Marie Curie was born on November 7th, 1867. She was a chemist and physicist who conducted pioneering research on radioactivity. Here at KitHub we hold a soft spot for Marie Curie because of our partnership with Safecast and their pioneering work on collecting radiation data. Marie was the first woman to win a Nobel Prize and the first person and only woman to win two Nobel Prizes. Additional achievements included techniques for isolating radioactive isotopes, and the discovery of two elements, polonium and radium. She also founded the Curie Institutes in Paris and Warsaw and during World War I she established the first military field radiological centers.
Have no fear of perfection; you'll never reach it. Nothing in life is to be feared; it is only to be understood."

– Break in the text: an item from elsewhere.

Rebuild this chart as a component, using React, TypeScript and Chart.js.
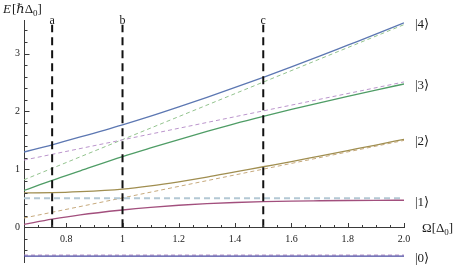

Factoid: Marie named the first of the chemical elements she discovered, polonium, after her native country of Poland.
She was the first woman to win a Nobel Prize, the first person and only woman to win a second Nobel Prize, and the only person to win a Nobel Prize in two different sciences (Physics - 1903 and Chemistry - 1911).

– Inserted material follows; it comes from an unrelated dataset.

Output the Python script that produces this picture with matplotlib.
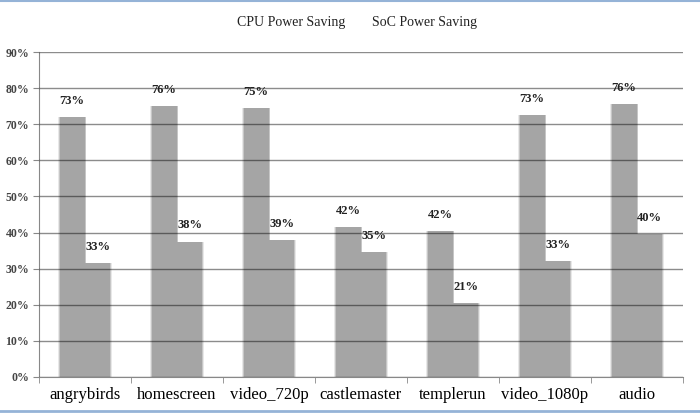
import matplotlib
matplotlib.use("Agg")
import matplotlib.pyplot as plt
import numpy as np

# datos
apps = ['angrybirds', 'homescreen', 'video_720p', 'castlemaster', 'templerun', 'video_1080p', 'audio']
cpu = [72, 75, 74.5, 41.5, 40.5, 72.5, 75.5]
soc = [31.5, 37.5, 38, 34.5, 20.5, 32, 39.5]
cpu_lbl = ['73%', '76%', '75%', '42%', '42%', '73%', '76%']
soc_lbl = ['33%', '38%', '39%', '35%', '21%', '33%', '40%']

plt.rcParams['font.family'] = ['Liberation Serif', 'DejaVu Serif']

fig = plt.figure(figsize=(7, 4.16), dpi=100)
ax = fig.add_axes([0.0557, 0.0938, 0.92, 0.781])

x = np.arange(len(apps))
w = 0.28
gris = '#a5a5a5'

# barras con borde difuso
for dw, a in [(0.03, 0.25), (0.015, 0.5)]:
    ax.bar(x - w/2, cpu, w + dw, color=gris, alpha=a, linewidth=0, zorder=1)
    ax.bar(x + w/2, soc, w + dw, color=gris, alpha=a, linewidth=0, zorder=1)
ax.bar(x - w/2, cpu, w - 0.01, color=gris, linewidth=0, zorder=2, label='CPU Power Saving')
ax.bar(x + w/2, soc, w - 0.01, color=gris, linewidth=0, zorder=2, label='SoC Power Saving')

for i in range(len(apps)):
    ax.text(x[i] - w/2, cpu[i] + 4.5, cpu_lbl[i], ha='center', va='center',
            fontsize=9, fontweight='bold', color='#222222', zorder=4)
    ax.text(x[i] + w/2, soc[i] + 4.5, soc_lbl[i], ha='center', va='center',
            fontsize=9, fontweight='bold', color='#222222', zorder=4)

ax.set_xlim(-0.5, len(apps) - 0.5)
ax.set_ylim(0, 90)
ax.set_yticks(np.arange(0, 91, 10))
ax.set_yticklabels([f'{v}%' for v in range(0, 91, 10)])
ax.yaxis.grid(True, color='black', alpha=0.45, linewidth=1, zorder=3)
ax.set_axisbelow(False)
ax.set_xticks(x)
ax.set_xticklabels(apps, fontsize=12)
ax.set_xticks(np.arange(-0.5, len(apps)), minor=True)
ax.tick_params(axis='x', which='major', length=0, pad=7)
ax.tick_params(axis='x', which='minor', length=4, color='#888888', direction='out')
ax.tick_params(axis='y', length=4, color='#888888', labelsize=8.5, labelcolor='#444444', pad=3)
for t in ax.get_yticklabels():
    t.set_fontweight('bold')
for s in ['top', 'right']:
    ax.spines[s].set_visible(False)
ax.spines['left'].set_color('#888888')
ax.spines['bottom'].set_color('#888888')

fig.text(0.416, 0.947, 'CPU Power Saving', ha='center', va='center', fontsize=10, color='#222222')
fig.text(0.607, 0.947, 'SoC Power Saving', ha='center', va='center', fontsize=10, color='#222222')

# marco azul arriba y abajo
fig.add_artist(plt.Line2D([0, 1], [0.998, 0.998], color='#95b3d7', linewidth=1.5))
fig.add_artist(plt.Line2D([0, 1], [0.012, 0.012], color='#95b3d7', linewidth=2))

fig.savefig('out.png', dpi=100)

One of Marie Curie's acquaintances was Albert Einstein. According to Biography.com, Einstein wrote her a supportive letter in 1911 when she was denied a seat in the French Academy of Sciences, possibly because she was a woman, an atheist and for having a scandalous relationship with a married man, fellow scientist Paul Langevin who, at the time, was estranged from his wife.
Marie died at the age of 66 from aplastic anemia that she developed from her research. Marie would carry test tubes of radium in her pockets and was exposed to radiation from the mobile x-ray units she set up during World War I.
Factoid: Marie Curie's research papers and office are still radioactive.
I am among those who think that science has great beauty. A scientist in his laboratory is not only a technician: he is also a child placed before natural phenomena which impress him like a fairy tale. We should not allow it to be believed that all scientific progress can be reduced to mechanisms, machines, gearings, even though such machinery also has its beauty.
Neither do I believe that the spirit of adventure runs any risk of disappearing in our world. If I see anything vital around me, it is precisely that spirit of adventure, which seems indestructible and is akin to curiosity.